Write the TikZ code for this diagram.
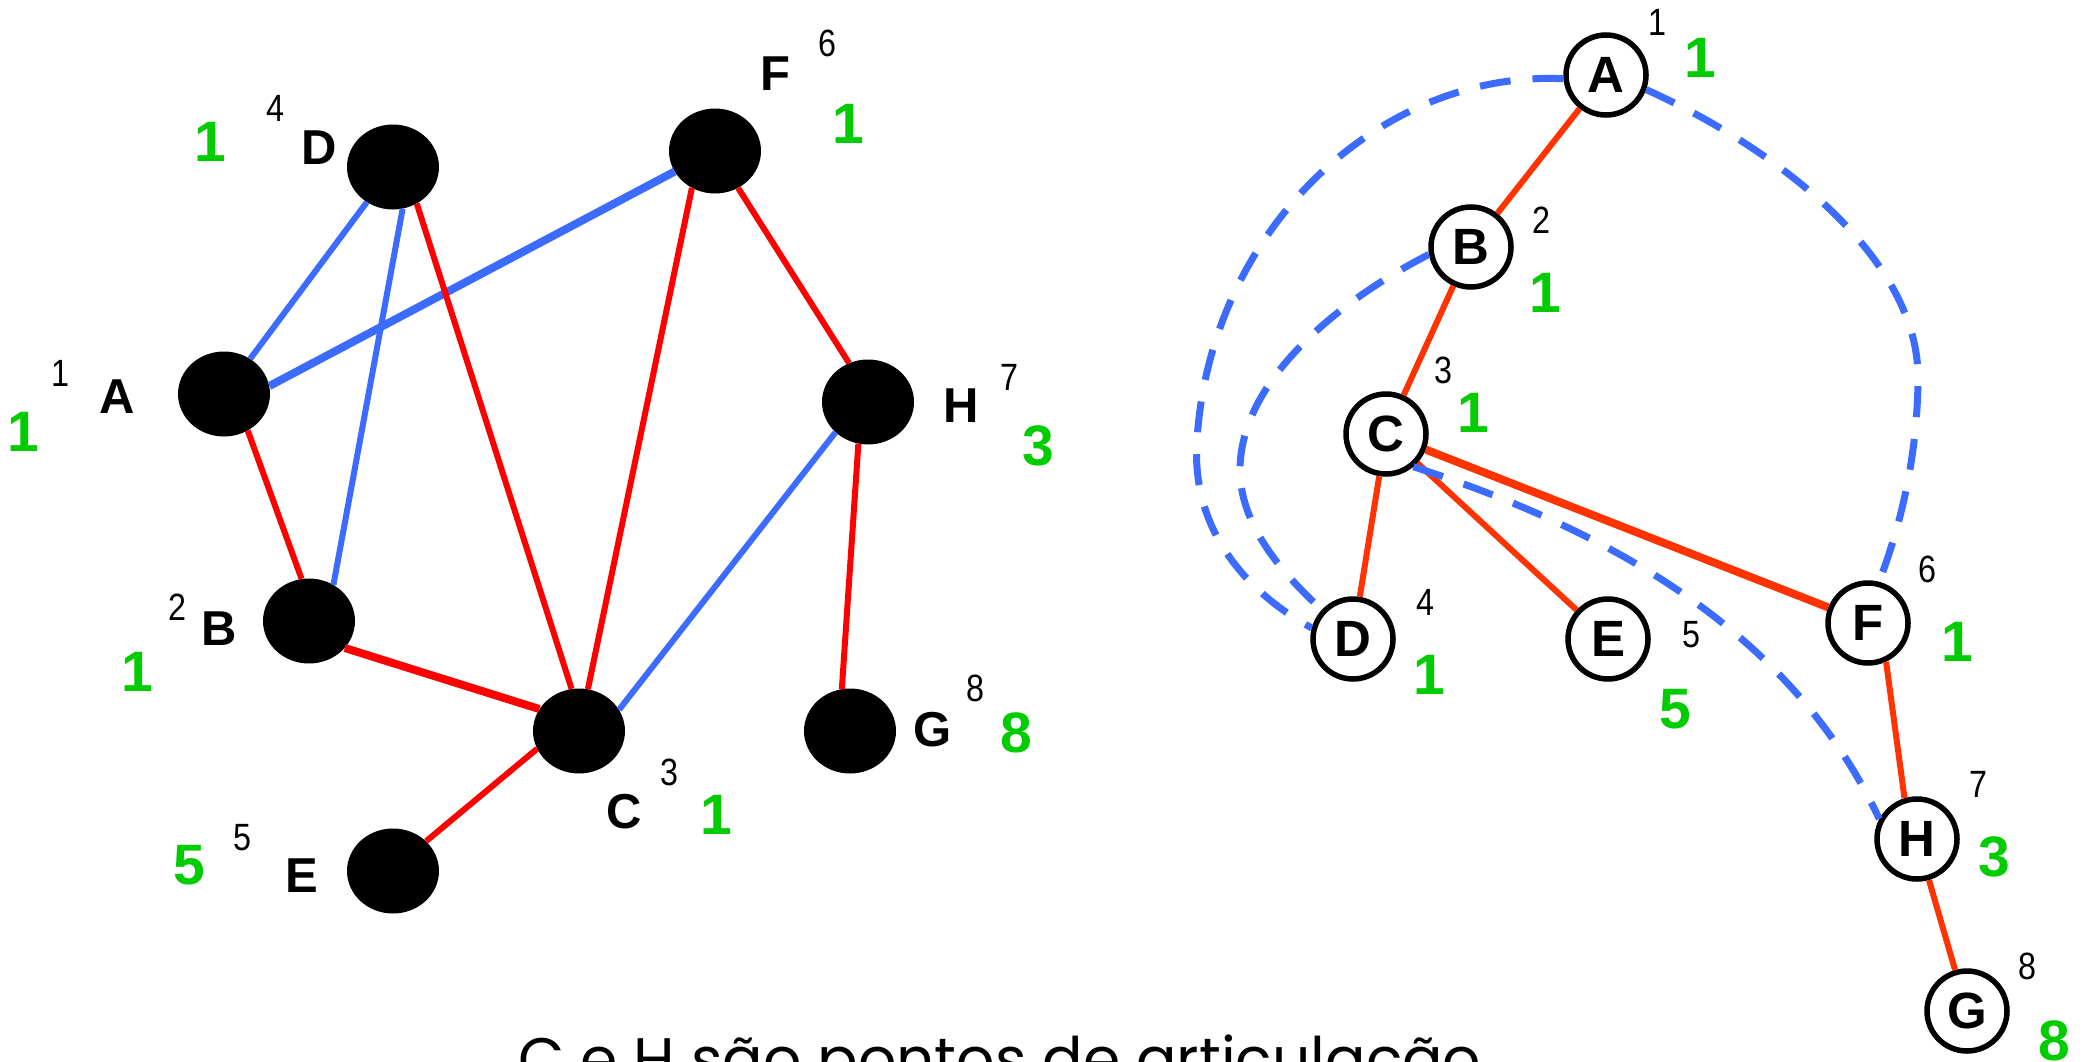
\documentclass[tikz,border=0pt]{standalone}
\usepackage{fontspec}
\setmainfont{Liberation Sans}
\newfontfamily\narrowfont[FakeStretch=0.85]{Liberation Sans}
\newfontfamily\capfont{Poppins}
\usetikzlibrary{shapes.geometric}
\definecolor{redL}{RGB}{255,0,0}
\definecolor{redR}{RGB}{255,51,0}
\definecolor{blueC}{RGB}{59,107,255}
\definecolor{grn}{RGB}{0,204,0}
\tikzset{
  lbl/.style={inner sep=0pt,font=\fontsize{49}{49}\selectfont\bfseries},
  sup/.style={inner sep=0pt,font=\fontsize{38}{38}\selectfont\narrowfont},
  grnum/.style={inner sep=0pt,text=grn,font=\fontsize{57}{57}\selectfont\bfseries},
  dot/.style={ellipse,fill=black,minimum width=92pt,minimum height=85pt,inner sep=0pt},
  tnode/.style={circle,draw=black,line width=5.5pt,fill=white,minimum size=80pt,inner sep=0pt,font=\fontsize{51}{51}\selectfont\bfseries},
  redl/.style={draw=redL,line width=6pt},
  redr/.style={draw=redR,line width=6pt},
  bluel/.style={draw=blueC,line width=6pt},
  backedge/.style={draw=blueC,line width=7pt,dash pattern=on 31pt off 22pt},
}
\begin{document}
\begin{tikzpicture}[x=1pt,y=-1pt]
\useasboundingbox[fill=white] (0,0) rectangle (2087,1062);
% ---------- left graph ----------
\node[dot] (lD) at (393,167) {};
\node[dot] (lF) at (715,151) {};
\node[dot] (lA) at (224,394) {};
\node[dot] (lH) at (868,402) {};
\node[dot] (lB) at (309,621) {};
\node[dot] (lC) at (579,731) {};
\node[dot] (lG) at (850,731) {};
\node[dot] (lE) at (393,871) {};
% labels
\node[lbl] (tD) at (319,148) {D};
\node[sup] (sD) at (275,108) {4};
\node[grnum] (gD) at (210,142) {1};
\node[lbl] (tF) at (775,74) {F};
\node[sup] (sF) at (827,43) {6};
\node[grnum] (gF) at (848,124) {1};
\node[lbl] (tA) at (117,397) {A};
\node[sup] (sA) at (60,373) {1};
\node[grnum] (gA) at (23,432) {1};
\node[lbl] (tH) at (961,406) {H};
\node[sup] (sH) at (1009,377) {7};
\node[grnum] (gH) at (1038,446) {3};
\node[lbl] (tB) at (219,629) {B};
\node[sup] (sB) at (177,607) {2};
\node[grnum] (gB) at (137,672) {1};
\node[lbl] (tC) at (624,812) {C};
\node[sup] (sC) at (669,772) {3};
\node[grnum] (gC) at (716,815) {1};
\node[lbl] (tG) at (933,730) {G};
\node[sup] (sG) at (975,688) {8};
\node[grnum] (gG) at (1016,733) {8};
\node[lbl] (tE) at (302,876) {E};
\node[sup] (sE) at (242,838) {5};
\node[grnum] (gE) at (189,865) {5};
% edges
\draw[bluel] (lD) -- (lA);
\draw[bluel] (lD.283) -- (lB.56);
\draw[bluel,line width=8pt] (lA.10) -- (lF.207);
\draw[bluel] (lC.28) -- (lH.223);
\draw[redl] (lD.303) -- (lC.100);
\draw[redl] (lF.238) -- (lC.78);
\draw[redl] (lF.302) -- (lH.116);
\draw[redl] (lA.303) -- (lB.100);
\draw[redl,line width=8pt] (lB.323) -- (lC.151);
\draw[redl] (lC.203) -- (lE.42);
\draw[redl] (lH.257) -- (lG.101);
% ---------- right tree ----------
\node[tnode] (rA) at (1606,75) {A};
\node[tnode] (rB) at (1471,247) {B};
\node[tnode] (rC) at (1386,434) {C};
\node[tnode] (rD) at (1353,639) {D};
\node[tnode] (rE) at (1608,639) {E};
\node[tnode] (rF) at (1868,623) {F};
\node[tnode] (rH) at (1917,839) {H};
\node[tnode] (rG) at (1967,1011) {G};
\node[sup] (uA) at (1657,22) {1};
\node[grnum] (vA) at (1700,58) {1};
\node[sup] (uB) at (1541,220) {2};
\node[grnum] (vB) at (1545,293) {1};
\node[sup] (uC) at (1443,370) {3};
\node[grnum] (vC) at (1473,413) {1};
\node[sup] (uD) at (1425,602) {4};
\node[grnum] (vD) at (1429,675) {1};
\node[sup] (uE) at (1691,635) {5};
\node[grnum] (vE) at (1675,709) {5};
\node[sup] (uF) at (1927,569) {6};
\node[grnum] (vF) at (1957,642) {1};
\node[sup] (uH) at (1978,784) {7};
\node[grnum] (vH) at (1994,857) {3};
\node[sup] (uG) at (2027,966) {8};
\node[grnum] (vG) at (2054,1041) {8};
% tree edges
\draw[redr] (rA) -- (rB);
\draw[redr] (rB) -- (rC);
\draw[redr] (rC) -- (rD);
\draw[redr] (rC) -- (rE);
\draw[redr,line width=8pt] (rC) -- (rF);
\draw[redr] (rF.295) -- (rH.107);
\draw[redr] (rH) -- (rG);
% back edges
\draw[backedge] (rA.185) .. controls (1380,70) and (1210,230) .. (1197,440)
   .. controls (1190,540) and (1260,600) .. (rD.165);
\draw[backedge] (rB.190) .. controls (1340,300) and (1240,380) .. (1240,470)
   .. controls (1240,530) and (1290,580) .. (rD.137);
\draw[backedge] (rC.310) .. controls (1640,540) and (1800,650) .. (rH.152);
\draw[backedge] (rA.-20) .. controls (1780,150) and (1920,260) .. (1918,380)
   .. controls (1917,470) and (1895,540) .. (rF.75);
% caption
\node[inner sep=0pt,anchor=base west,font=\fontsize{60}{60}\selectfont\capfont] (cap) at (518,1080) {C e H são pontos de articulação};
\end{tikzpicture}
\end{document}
* * *
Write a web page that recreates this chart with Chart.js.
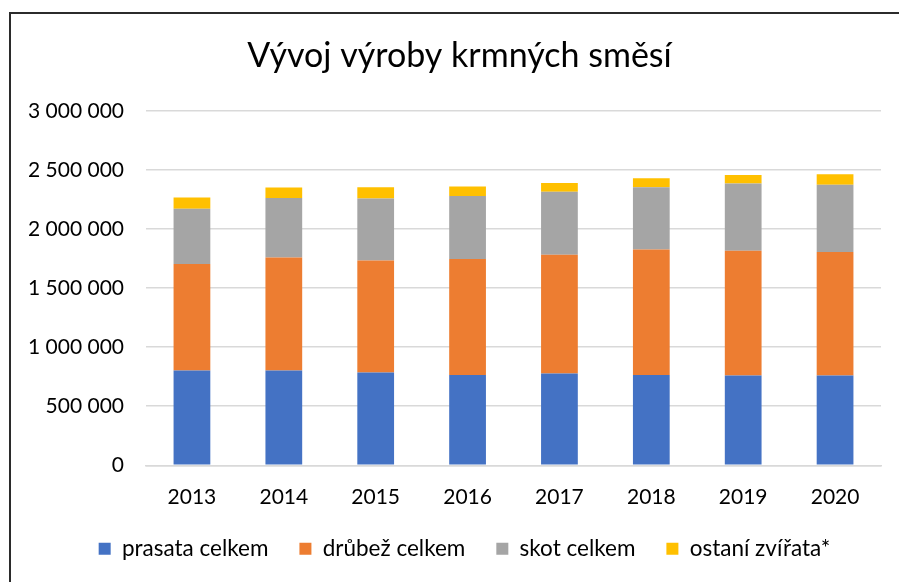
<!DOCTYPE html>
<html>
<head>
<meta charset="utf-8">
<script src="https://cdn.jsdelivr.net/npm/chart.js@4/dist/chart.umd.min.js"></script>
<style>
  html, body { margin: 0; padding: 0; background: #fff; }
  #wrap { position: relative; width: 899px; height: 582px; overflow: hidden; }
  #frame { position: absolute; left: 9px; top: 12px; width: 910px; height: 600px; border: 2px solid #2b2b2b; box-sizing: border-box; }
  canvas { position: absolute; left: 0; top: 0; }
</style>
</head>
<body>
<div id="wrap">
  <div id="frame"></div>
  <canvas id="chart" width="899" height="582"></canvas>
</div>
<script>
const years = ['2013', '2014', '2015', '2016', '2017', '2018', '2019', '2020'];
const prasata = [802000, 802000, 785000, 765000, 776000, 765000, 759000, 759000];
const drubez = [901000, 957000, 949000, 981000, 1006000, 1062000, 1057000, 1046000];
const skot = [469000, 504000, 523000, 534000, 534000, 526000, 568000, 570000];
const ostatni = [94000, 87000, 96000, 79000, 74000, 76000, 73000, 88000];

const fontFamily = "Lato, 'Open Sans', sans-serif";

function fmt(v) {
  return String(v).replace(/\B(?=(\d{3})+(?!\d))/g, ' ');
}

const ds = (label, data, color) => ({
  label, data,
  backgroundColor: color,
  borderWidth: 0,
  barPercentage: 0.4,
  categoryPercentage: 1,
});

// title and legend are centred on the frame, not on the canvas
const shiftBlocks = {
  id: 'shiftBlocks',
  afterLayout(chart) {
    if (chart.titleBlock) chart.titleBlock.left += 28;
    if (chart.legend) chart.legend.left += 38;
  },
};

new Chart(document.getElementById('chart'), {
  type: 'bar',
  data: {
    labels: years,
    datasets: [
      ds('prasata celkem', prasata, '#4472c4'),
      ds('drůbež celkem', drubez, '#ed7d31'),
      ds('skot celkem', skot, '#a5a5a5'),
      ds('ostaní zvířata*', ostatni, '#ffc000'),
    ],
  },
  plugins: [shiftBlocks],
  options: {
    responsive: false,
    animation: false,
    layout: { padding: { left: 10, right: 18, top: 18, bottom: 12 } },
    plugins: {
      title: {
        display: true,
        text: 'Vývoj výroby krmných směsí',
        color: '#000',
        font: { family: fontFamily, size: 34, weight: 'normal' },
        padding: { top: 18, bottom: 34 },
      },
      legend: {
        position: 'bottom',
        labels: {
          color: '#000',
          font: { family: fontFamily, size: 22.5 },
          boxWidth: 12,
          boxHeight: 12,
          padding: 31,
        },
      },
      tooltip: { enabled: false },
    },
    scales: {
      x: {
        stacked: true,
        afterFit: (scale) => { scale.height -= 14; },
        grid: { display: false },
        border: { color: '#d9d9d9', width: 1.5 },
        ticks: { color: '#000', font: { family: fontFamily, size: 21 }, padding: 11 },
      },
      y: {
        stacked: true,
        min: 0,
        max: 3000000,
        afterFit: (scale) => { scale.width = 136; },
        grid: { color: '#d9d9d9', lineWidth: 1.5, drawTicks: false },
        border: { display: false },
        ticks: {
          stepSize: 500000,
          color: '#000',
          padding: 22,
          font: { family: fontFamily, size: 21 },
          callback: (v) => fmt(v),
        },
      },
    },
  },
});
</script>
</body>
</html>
---
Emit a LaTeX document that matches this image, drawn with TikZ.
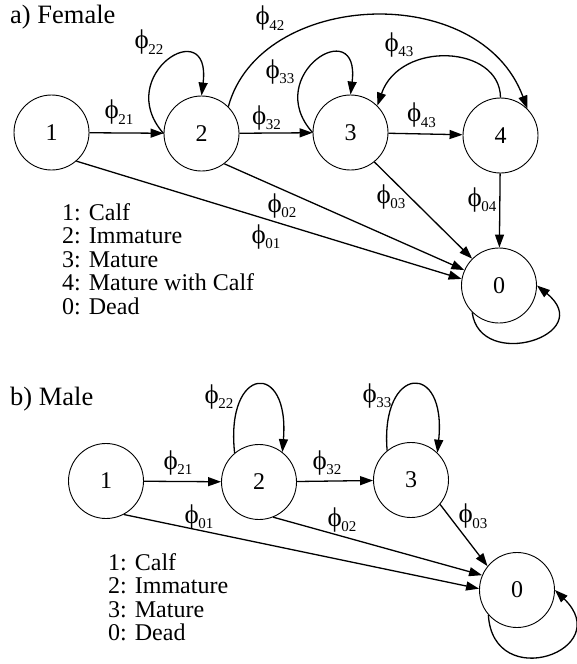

__Task objective__.
Locate all lines holding the word "this", then copy them out.

__Correct answer__.
Write the TikZ code for this diagram.
Write a web page that recreates this chart with Chart.js.
Emit a LaTeX document that matches this image, drawn with TikZ.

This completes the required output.